↓

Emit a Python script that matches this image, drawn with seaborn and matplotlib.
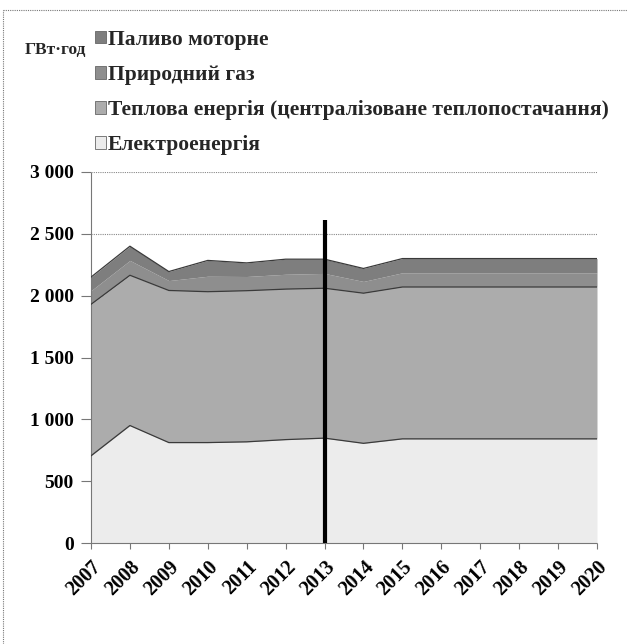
import matplotlib
matplotlib.use("Agg")
import matplotlib.pyplot as plt
from matplotlib.patches import Patch
from matplotlib.lines import Line2D
import seaborn as sns
import numpy as np
import pandas as pd

years = [2007, 2008, 2009, 2010, 2011, 2012, 2013, 2014, 2015, 2016, 2017, 2018, 2019, 2020]
electricity = [705, 950, 812, 812, 818, 836, 848, 806, 842, 842, 842, 842, 842, 842]
heat = [1225, 1215, 1230, 1220, 1222, 1217, 1212, 1214, 1228, 1228, 1228, 1228, 1228, 1228]
gas = [110, 120, 80, 125, 115, 120, 120, 95, 115, 115, 115, 115, 115, 115]
motor_fuel = [110, 115, 73, 128, 110, 122, 115, 105, 115, 115, 115, 115, 115, 115]

series_names = ["Електроенергія", "Теплова енергія (централізоване теплопостачання)",
                "Природний газ", "Паливо моторне"]
series_colors = ["#ececec", "#acacac", "#8e8e8e", "#7e7e7e"]
unit_label = "ГВт·год"
marker_year = 2013
marker_top = 2610
yticks = [0, 500, 1000, 1500, 2000, 2500, 3000]

sns.set_theme(style="white")
plt.rcParams["font.family"] = ["Liberation Serif", "DejaVu Serif"]
plt.rcParams["font.weight"] = "bold"

df = pd.DataFrame({"year": years, series_names[0]: electricity, series_names[1]: heat,
                   series_names[2]: gas, series_names[3]: motor_fuel})

fig = plt.figure(figsize=(6.32, 6.44), dpi=100)
ax = fig.add_axes([91 / 632, 1 - 543 / 644, (597 - 91) / 632, (543 - 172) / 644])

vals = [df[n].values for n in series_names]
ax.stackplot(df["year"], *vals, colors=series_colors, zorder=2, linewidth=0)
cum = np.cumsum(np.vstack(vals), axis=0)
for i in range(len(series_names)):
    if i == 2:
        continue
    sns.lineplot(x=df["year"], y=cum[i], ax=ax, color="#3a3a3a", linewidth=0.9, zorder=3, legend=False)

ax.vlines(marker_year, 0, marker_top, color="black", linewidth=3, zorder=4)

ax.set_xlim(years[0], years[-1])
ax.set_ylim(0, 3000)
ax.set_yticks(yticks)
ax.set_yticklabels([f"{v:,}".replace(",", " ") for v in yticks], fontsize=14, fontweight="bold")
ax.set_xticks(years)
ax.set_xticklabels([str(y) for y in years], rotation=45, ha="right", rotation_mode="anchor",
                   fontsize=14.5, fontweight="bold")
ax.set_xlabel("")
ax.set_ylabel("")
ax.grid(axis="y", linestyle=(0, (1, 1)), color="#888888", linewidth=0.8, zorder=0)
ax.set_axisbelow(True)
for s in ["top", "right"]:
    ax.spines[s].set_visible(False)
for s in ["left", "bottom"]:
    ax.spines[s].set_visible(True)
    ax.spines[s].set_linestyle((0, (1, 1)))
    ax.spines[s].set_color("#777777")
    ax.spines[s].set_linewidth(0.8)
ax.tick_params(axis="y", which="both", left=True, length=7, width=0.8, color="#777777", pad=5.5, labelcolor="black")
ax.tick_params(axis="x", which="both", bottom=True, length=4, width=0.8, color="#777777", pad=6, labelcolor="black")

handles = [Patch(facecolor=series_colors[i], edgecolor="#666666", linewidth=0.6) for i in [3, 2, 1, 0]]
labels = [series_names[i] for i in [3, 2, 1, 0]]
fig.legend(handles, labels, loc="upper left", bbox_to_anchor=(95 / 632, 1 - 30 / 644),
           frameon=False, prop={"weight": "bold", "size": 15.5},
           handlelength=0.5, handleheight=0.5, handletextpad=0.1, labelspacing=0.7, borderpad=0,
           borderaxespad=0)

fig.text(25 / 632, 1 - 50 / 644, unit_label, fontsize=12.5, fontweight="bold", va="center", ha="left")

# dotted frame (top and left)
fig.add_artist(Line2D([3 / 632, 627 / 632], [1 - 10 / 644, 1 - 10 / 644], transform=fig.transFigure,
                      color="#777777", linestyle=(0, (1, 1)), linewidth=0.8))
fig.add_artist(Line2D([3 / 632, 3 / 632], [0, 1 - 10 / 644], transform=fig.transFigure,
                      color="#777777", linestyle=(0, (1, 1)), linewidth=0.8))

fig.savefig("out.png", dpi=100, facecolor="white")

↑

> What is being asked
Repeat only the lines between the start of the data and the line with "yticks = [0, 500, 1000, 1500, 2000, 2500, 3000]", including those two lines, and skip the pictures.

> Solution to this exercise
Emit a Python script that matches this image, drawn with seaborn and matplotlib.
import matplotlib
matplotlib.use("Agg")
import matplotlib.pyplot as plt
from matplotlib.patches import Patch
from matplotlib.lines import Line2D
import seaborn as sns
import numpy as np
import pandas as pd

years = [2007, 2008, 2009, 2010, 2011, 2012, 2013, 2014, 2015, 2016, 2017, 2018, 2019, 2020]
electricity = [705, 950, 812, 812, 818, 836, 848, 806, 842, 842, 842, 842, 842, 842]
heat = [1225, 1215, 1230, 1220, 1222, 1217, 1212, 1214, 1228, 1228, 1228, 1228, 1228, 1228]
gas = [110, 120, 80, 125, 115, 120, 120, 95, 115, 115, 115, 115, 115, 115]
motor_fuel = [110, 115, 73, 128, 110, 122, 115, 105, 115, 115, 115, 115, 115, 115]

series_names = ["Електроенергія", "Теплова енергія (централізоване теплопостачання)",
                "Природний газ", "Паливо моторне"]
series_colors = ["#ececec", "#acacac", "#8e8e8e", "#7e7e7e"]
unit_label = "ГВт·год"
marker_year = 2013
marker_top = 2610
yticks = [0, 500, 1000, 1500, 2000, 2500, 3000]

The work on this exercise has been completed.